◆ **What you are asked to do**
All of the material should be reproduced exactly, with pictures left out.

◆ **Recorded data**
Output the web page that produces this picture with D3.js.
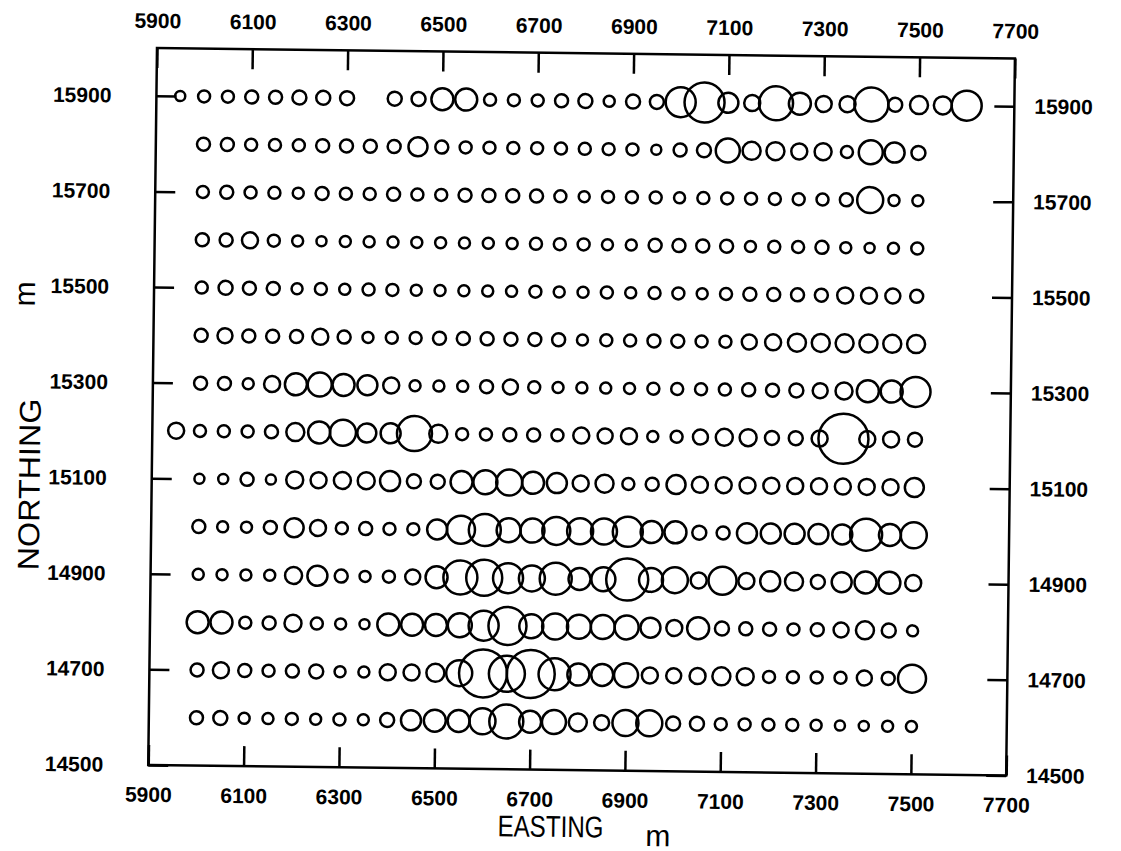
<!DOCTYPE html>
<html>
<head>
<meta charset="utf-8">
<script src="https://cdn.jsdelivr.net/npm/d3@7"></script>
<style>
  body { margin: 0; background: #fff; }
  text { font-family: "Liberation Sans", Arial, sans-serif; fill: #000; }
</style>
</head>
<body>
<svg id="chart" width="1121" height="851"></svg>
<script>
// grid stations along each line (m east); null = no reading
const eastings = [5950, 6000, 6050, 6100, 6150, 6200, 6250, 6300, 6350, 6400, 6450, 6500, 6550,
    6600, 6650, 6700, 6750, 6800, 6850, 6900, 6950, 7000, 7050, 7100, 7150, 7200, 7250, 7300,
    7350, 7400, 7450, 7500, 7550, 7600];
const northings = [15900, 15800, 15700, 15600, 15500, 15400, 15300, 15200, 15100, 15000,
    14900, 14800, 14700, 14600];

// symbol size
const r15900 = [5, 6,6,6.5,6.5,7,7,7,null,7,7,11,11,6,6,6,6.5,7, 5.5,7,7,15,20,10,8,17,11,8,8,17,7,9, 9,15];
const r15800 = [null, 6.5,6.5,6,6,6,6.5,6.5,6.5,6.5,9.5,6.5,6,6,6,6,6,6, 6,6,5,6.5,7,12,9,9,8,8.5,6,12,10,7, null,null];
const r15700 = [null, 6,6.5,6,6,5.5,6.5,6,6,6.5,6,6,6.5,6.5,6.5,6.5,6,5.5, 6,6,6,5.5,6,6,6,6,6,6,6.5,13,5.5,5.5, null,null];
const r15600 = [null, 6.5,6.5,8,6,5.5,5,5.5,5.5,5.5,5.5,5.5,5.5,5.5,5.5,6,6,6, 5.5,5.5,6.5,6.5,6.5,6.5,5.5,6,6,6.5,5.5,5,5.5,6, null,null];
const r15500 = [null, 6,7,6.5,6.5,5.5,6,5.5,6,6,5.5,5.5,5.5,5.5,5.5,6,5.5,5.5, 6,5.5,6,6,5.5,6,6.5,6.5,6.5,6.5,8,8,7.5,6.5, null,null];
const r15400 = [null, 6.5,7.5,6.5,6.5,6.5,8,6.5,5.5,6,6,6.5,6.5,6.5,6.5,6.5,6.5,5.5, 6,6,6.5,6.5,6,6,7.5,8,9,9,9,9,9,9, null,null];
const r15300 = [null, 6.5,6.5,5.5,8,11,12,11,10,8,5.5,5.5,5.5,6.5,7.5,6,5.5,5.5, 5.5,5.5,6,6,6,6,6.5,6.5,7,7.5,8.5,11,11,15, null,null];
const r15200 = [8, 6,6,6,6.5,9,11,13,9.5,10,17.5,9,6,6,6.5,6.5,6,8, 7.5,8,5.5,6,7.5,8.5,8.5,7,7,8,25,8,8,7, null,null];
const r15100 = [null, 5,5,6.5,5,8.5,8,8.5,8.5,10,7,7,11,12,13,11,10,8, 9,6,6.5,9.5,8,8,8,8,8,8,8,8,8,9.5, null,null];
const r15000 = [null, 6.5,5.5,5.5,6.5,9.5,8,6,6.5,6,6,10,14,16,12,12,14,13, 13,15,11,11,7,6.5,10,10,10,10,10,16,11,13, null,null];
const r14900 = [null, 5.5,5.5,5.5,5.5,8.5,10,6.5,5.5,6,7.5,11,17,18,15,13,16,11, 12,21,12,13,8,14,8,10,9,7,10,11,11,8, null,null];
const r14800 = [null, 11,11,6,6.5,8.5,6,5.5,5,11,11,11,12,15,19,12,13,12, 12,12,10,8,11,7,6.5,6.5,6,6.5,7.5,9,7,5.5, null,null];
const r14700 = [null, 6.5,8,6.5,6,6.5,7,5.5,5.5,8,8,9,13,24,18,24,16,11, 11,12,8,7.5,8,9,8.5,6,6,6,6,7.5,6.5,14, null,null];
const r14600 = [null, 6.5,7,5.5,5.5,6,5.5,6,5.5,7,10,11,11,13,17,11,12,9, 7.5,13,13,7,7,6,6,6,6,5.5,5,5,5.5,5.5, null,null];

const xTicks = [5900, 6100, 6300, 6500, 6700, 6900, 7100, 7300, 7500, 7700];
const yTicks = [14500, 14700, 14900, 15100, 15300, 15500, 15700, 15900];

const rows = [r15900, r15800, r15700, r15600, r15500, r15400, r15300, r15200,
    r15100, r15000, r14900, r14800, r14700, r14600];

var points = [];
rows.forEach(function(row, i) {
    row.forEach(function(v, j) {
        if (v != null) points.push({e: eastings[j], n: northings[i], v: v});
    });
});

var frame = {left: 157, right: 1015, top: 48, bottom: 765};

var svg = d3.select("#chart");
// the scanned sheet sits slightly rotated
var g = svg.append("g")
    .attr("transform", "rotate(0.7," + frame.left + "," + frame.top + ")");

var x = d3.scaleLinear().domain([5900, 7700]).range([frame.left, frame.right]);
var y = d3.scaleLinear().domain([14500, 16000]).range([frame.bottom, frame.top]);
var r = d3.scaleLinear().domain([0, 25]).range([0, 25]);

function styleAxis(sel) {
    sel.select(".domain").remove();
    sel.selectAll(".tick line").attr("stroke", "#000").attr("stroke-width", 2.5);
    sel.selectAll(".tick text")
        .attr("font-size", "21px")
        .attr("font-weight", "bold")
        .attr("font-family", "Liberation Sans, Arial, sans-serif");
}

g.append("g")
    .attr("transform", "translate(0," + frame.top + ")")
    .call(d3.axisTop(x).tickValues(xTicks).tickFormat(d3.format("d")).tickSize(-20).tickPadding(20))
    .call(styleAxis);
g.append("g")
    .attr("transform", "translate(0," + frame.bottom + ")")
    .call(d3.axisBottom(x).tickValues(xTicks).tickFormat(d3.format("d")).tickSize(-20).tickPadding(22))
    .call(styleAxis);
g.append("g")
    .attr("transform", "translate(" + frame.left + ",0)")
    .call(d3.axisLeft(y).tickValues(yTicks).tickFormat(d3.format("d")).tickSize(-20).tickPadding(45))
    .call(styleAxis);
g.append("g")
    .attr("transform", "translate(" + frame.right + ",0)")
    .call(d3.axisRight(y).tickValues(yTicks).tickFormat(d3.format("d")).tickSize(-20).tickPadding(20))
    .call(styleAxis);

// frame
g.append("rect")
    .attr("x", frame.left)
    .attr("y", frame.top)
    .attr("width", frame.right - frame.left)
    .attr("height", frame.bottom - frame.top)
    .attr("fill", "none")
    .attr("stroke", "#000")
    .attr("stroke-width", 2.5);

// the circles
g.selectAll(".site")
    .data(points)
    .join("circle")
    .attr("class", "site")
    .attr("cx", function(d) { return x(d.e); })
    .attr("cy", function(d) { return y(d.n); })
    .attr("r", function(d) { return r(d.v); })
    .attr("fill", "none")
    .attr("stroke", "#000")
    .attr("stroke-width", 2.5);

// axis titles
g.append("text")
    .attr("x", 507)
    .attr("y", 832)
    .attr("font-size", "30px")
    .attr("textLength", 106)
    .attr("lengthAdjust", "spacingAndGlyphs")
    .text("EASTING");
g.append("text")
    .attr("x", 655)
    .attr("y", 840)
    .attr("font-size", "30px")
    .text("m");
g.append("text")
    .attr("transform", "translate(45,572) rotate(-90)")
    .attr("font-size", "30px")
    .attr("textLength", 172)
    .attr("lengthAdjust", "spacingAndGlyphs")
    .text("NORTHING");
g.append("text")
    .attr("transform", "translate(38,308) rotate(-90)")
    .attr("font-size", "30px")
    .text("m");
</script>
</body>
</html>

◆ **Result of this exercise**
Output the web page that produces this picture with D3.js.
<!DOCTYPE html>
<html>
<head>
<meta charset="utf-8">
<script src="https://cdn.jsdelivr.net/npm/d3@7"></script>
<style>
  body { margin: 0; background: #fff; }
  text { font-family: "Liberation Sans", Arial, sans-serif; fill: #000; }
</style>
</head>
<body>
<svg id="chart" width="1121" height="851"></svg>
<script>
// grid stations along each line (m east); null = no reading
const eastings = [5950, 6000, 6050, 6100, 6150, 6200, 6250, 6300, 6350, 6400, 6450, 6500, 6550,
    6600, 6650, 6700, 6750, 6800, 6850, 6900, 6950, 7000, 7050, 7100, 7150, 7200, 7250, 7300,
    7350, 7400, 7450, 7500, 7550, 7600];
const northings = [15900, 15800, 15700, 15600, 15500, 15400, 15300, 15200, 15100, 15000,
    14900, 14800, 14700, 14600];

// symbol size
const r15900 = [5, 6,6,6.5,6.5,7,7,7,null,7,7,11,11,6,6,6,6.5,7, 5.5,7,7,15,20,10,8,17,11,8,8,17,7,9, 9,15];
const r15800 = [null, 6.5,6.5,6,6,6,6.5,6.5,6.5,6.5,9.5,6.5,6,6,6,6,6,6, 6,6,5,6.5,7,12,9,9,8,8.5,6,12,10,7, null,null];
const r15700 = [null, 6,6.5,6,6,5.5,6.5,6,6,6.5,6,6,6.5,6.5,6.5,6.5,6,5.5, 6,6,6,5.5,6,6,6,6,6,6,6.5,13,5.5,5.5, null,null];
const r15600 = [null, 6.5,6.5,8,6,5.5,5,5.5,5.5,5.5,5.5,5.5,5.5,5.5,5.5,6,6,6, 5.5,5.5,6.5,6.5,6.5,6.5,5.5,6,6,6.5,5.5,5,5.5,6, null,null];
const r15500 = [null, 6,7,6.5,6.5,5.5,6,5.5,6,6,5.5,5.5,5.5,5.5,5.5,6,5.5,5.5, 6,5.5,6,6,5.5,6,6.5,6.5,6.5,6.5,8,8,7.5,6.5, null,null];
const r15400 = [null, 6.5,7.5,6.5,6.5,6.5,8,6.5,5.5,6,6,6.5,6.5,6.5,6.5,6.5,6.5,5.5, 6,6,6.5,6.5,6,6,7.5,8,9,9,9,9,9,9, null,null];
const r15300 = [null, 6.5,6.5,5.5,8,11,12,11,10,8,5.5,5.5,5.5,6.5,7.5,6,5.5,5.5, 5.5,5.5,6,6,6,6,6.5,6.5,7,7.5,8.5,11,11,15, null,null];
const r15200 = [8, 6,6,6,6.5,9,11,13,9.5,10,17.5,9,6,6,6.5,6.5,6,8, 7.5,8,5.5,6,7.5,8.5,8.5,7,7,8,25,8,8,7, null,null];
const r15100 = [null, 5,5,6.5,5,8.5,8,8.5,8.5,10,7,7,11,12,13,11,10,8, 9,6,6.5,9.5,8,8,8,8,8,8,8,8,8,9.5, null,null];
const r15000 = [null, 6.5,5.5,5.5,6.5,9.5,8,6,6.5,6,6,10,14,16,12,12,14,13, 13,15,11,11,7,6.5,10,10,10,10,10,16,11,13, null,null];
const r14900 = [null, 5.5,5.5,5.5,5.5,8.5,10,6.5,5.5,6,7.5,11,17,18,15,13,16,11, 12,21,12,13,8,14,8,10,9,7,10,11,11,8, null,null];
const r14800 = [null, 11,11,6,6.5,8.5,6,5.5,5,11,11,11,12,15,19,12,13,12, 12,12,10,8,11,7,6.5,6.5,6,6.5,7.5,9,7,5.5, null,null];
const r14700 = [null, 6.5,8,6.5,6,6.5,7,5.5,5.5,8,8,9,13,24,18,24,16,11, 11,12,8,7.5,8,9,8.5,6,6,6,6,7.5,6.5,14, null,null];
const r14600 = [null, 6.5,7,5.5,5.5,6,5.5,6,5.5,7,10,11,11,13,17,11,12,9, 7.5,13,13,7,7,6,6,6,6,5.5,5,5,5.5,5.5, null,null];

const xTicks = [5900, 6100, 6300, 6500, 6700, 6900, 7100, 7300, 7500, 7700];
const yTicks = [14500, 14700, 14900, 15100, 15300, 15500, 15700, 15900];

const rows = [r15900, r15800, r15700, r15600, r15500, r15400, r15300, r15200,
    r15100, r15000, r14900, r14800, r14700, r14600];

var points = [];
rows.forEach(function(row, i) {
    row.forEach(function(v, j) {
        if (v != null) points.push({e: eastings[j], n: northings[i], v: v});
    });
});

var frame = {left: 157, right: 1015, top: 48, bottom: 765};

var svg = d3.select("#chart");
// the scanned sheet sits slightly rotated
var g = svg.append("g")
    .attr("transform", "rotate(0.7," + frame.left + "," + frame.top + ")");

var x = d3.scaleLinear().domain([5900, 7700]).range([frame.left, frame.right]);
var y = d3.scaleLinear().domain([14500, 16000]).range([frame.bottom, frame.top]);
var r = d3.scaleLinear().domain([0, 25]).range([0, 25]);

function styleAxis(sel) {
    sel.select(".domain").remove();
    sel.selectAll(".tick line").attr("stroke", "#000").attr("stroke-width", 2.5);
    sel.selectAll(".tick text")
        .attr("font-size", "21px")
        .attr("font-weight", "bold")
        .attr("font-family", "Liberation Sans, Arial, sans-serif");
}

g.append("g")
    .attr("transform", "translate(0," + frame.top + ")")
    .call(d3.axisTop(x).tickValues(xTicks).tickFormat(d3.format("d")).tickSize(-20).tickPadding(20))
    .call(styleAxis);
g.append("g")
    .attr("transform", "translate(0," + frame.bottom + ")")
    .call(d3.axisBottom(x).tickValues(xTicks).tickFormat(d3.format("d")).tickSize(-20).tickPadding(22))
    .call(styleAxis);
g.append("g")
    .attr("transform", "translate(" + frame.left + ",0)")
    .call(d3.axisLeft(y).tickValues(yTicks).tickFormat(d3.format("d")).tickSize(-20).tickPadding(45))
    .call(styleAxis);
g.append("g")
    .attr("transform", "translate(" + frame.right + ",0)")
    .call(d3.axisRight(y).tickValues(yTicks).tickFormat(d3.format("d")).tickSize(-20).tickPadding(20))
    .call(styleAxis);

// frame
g.append("rect")
    .attr("x", frame.left)
    .attr("y", frame.top)
    .attr("width", frame.right - frame.left)
    .attr("height", frame.bottom - frame.top)
    .attr("fill", "none")
    .attr("stroke", "#000")
    .attr("stroke-width", 2.5);

// the circles
g.selectAll(".site")
    .data(points)
    .join("circle")
    .attr("class", "site")
    .attr("cx", function(d) { return x(d.e); })
    .attr("cy", function(d) { return y(d.n); })
    .attr("r", function(d) { return r(d.v); })
    .attr("fill", "none")
    .attr("stroke", "#000")
    .attr("stroke-width", 2.5);

// axis titles
g.append("text")
    .attr("x", 507)
    .attr("y", 832)
    .attr("font-size", "30px")
    .attr("textLength", 106)
    .attr("lengthAdjust", "spacingAndGlyphs")
    .text("EASTING");
g.append("text")
    .attr("x", 655)
    .attr("y", 840)
    .attr("font-size", "30px")
    .text("m");
g.append("text")
    .attr("transform", "translate(45,572) rotate(-90)")
    .attr("font-size", "30px")
    .attr("textLength", 172)
    .attr("lengthAdjust", "spacingAndGlyphs")
    .text("NORTHING");
g.append("text")
    .attr("transform", "translate(38,308) rotate(-90)")
    .attr("font-size", "30px")
    .text("m");
</script>
</body>
</html>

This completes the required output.